What This Actually Demonstrates

The engineering cost of an intermediate representation is not fixed at design time. It is a function of team size, maintenance horizon, language complexity, and the rate of new feature development. Sea of Nodes was not a mistake in 1995, and it is arguably not a mistake in HotSpot today. It was the wrong choice for V8’s operational context over a decade of production use.

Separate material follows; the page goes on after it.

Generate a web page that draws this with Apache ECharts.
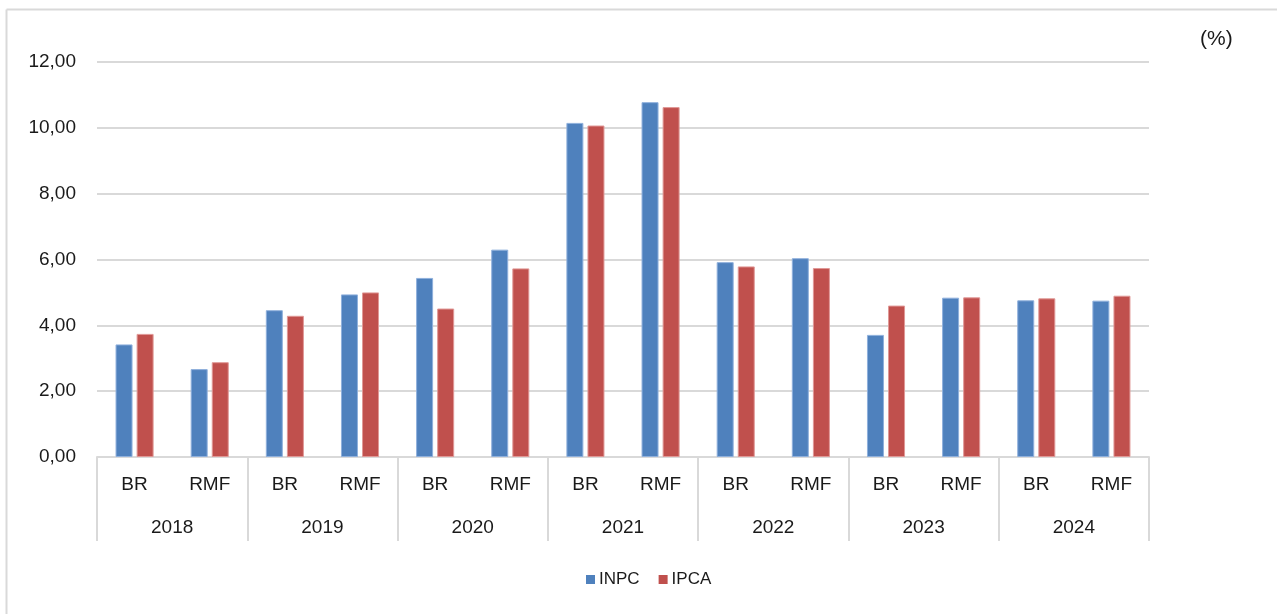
<!DOCTYPE html>
<html>
<head>
<meta charset="utf-8">
<script src="https://cdn.jsdelivr.net/npm/echarts@6/dist/echarts.min.js"></script>
<style>
html,body{margin:0;padding:0;background:#fff;}
#c{width:1277px;height:614px;}
</style>
</head>
<body>
<div id="c"></div>
<script>
var regions = ['BR','RMF','BR','RMF','BR','RMF','BR','RMF','BR','RMF','BR','RMF','BR','RMF'];
var years = ['2018','2019','2020','2021','2022','2023','2024'];
var inpc = [3.42, 2.67, 4.46, 4.94, 5.44, 6.30, 10.15, 10.78, 5.92, 6.04, 3.71, 4.84, 4.76, 4.75];
var ipca = [3.74, 2.88, 4.29, 5.00, 4.51, 5.73, 10.07, 10.63, 5.79, 5.74, 4.60, 4.85, 4.82, 4.90];
var yTicks = [0, 2, 4, 6, 8, 10, 12];

var FONT = "'Liberation Sans', Arial, sans-serif";
var chart = echarts.init(document.getElementById('c'));
chart.setOption({
  animation: false,
  backgroundColor: '#ffffff',
  textStyle: { fontFamily: FONT },
  graphic: [
    { type: 'line', shape: { x1: 6.5, y1: 9.5, x2: 1277, y2: 9.5 }, style: { stroke: '#d9d9d9', lineWidth: 2 } },
    { type: 'line', shape: { x1: 6.5, y1: 9.5, x2: 6.5, y2: 614 }, style: { stroke: '#d9d9d9', lineWidth: 2 } },
    { type: 'text', left: 1200, top: 29, style: { text: '(%)', fontSize: 21, fontFamily: FONT, fill: '#1a1a1a' } }
  ],
  grid: { left: 97, right: 128, top: 62, bottom: 157 },
  legend: {
    bottom: 21, left: 581,
    itemWidth: 9, itemHeight: 9, itemGap: 19,
    icon: 'rect',
    itemStyle: { borderWidth: 0 },
    textStyle: { fontSize: 17, fontFamily: FONT, color: '#1a1a1a', padding: [0, 0, 0, -1] },
    data: ['INPC', 'IPCA']
  },
  xAxis: [
    {
      type: 'category', data: regions, position: 'bottom',
      axisLine: { show: true, lineStyle: { color: '#d9d9d9', width: 2 } },
      axisTick: { show: false },
      axisLabel: { margin: 18, fontSize: 19, color: '#1a1a1a', fontFamily: FONT, interval: 0 }
    },
    {
      type: 'category', data: years, position: 'bottom',
      axisLine: { show: false },
      axisTick: { show: true, length: 84, lineStyle: { color: '#d9d9d9', width: 2 } },
      axisLabel: { margin: 61, fontSize: 19, color: '#1a1a1a', fontFamily: FONT, interval: 0 }
    }
  ],
  yAxis: {
    type: 'value', min: yTicks[0], max: yTicks[yTicks.length - 1], interval: 2,
    axisLine: { show: false }, axisTick: { show: false },
    splitLine: { lineStyle: { color: '#d9d9d9', width: 2 } },
    axisLabel: {
      margin: 21, fontSize: 19, color: '#1a1a1a', fontFamily: FONT,
      formatter: function (v) { return v.toFixed(2).replace('.', ','); }
    }
  },
  series: [
    { name: 'INPC', type: 'bar', xAxisIndex: 0, data: inpc, barWidth: 17, barGap: '24%',
      itemStyle: { color: '#4F81BD', borderColor: '#8fb0dc', borderWidth: 1 } },
    { name: 'IPCA', type: 'bar', xAxisIndex: 0, data: ipca, barWidth: 17, barGap: '24%',
      itemStyle: { color: '#C0504D', borderColor: '#e09896', borderWidth: 1 } }
  ]
});
</script>
</body>
</html>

The retrospective is honest about this in a way that engineering post-mortems often are not. The team does not argue that Sea of Nodes is theoretically inferior. They argue that the explicit structure of a CFG-based IR is operationally superior for their specific situation: a large team maintaining a complex JIT for a dynamically typed language under continuous development pressure with security requirements enforced externally.

That is a narrower and more defensible claim. It also generalizes. When you choose a compiler IR, a memory allocator, a concurrency model, or any other foundational component, you are choosing a trade-off that will be paid by future engineers in future contexts you cannot fully predict. The clever choice is not always the durable one.

Three years to complete a migration of this scope, with no regression in peak performance and measurable improvements in compilation throughput, is a reasonably good outcome. The costs were real. So was the payoff.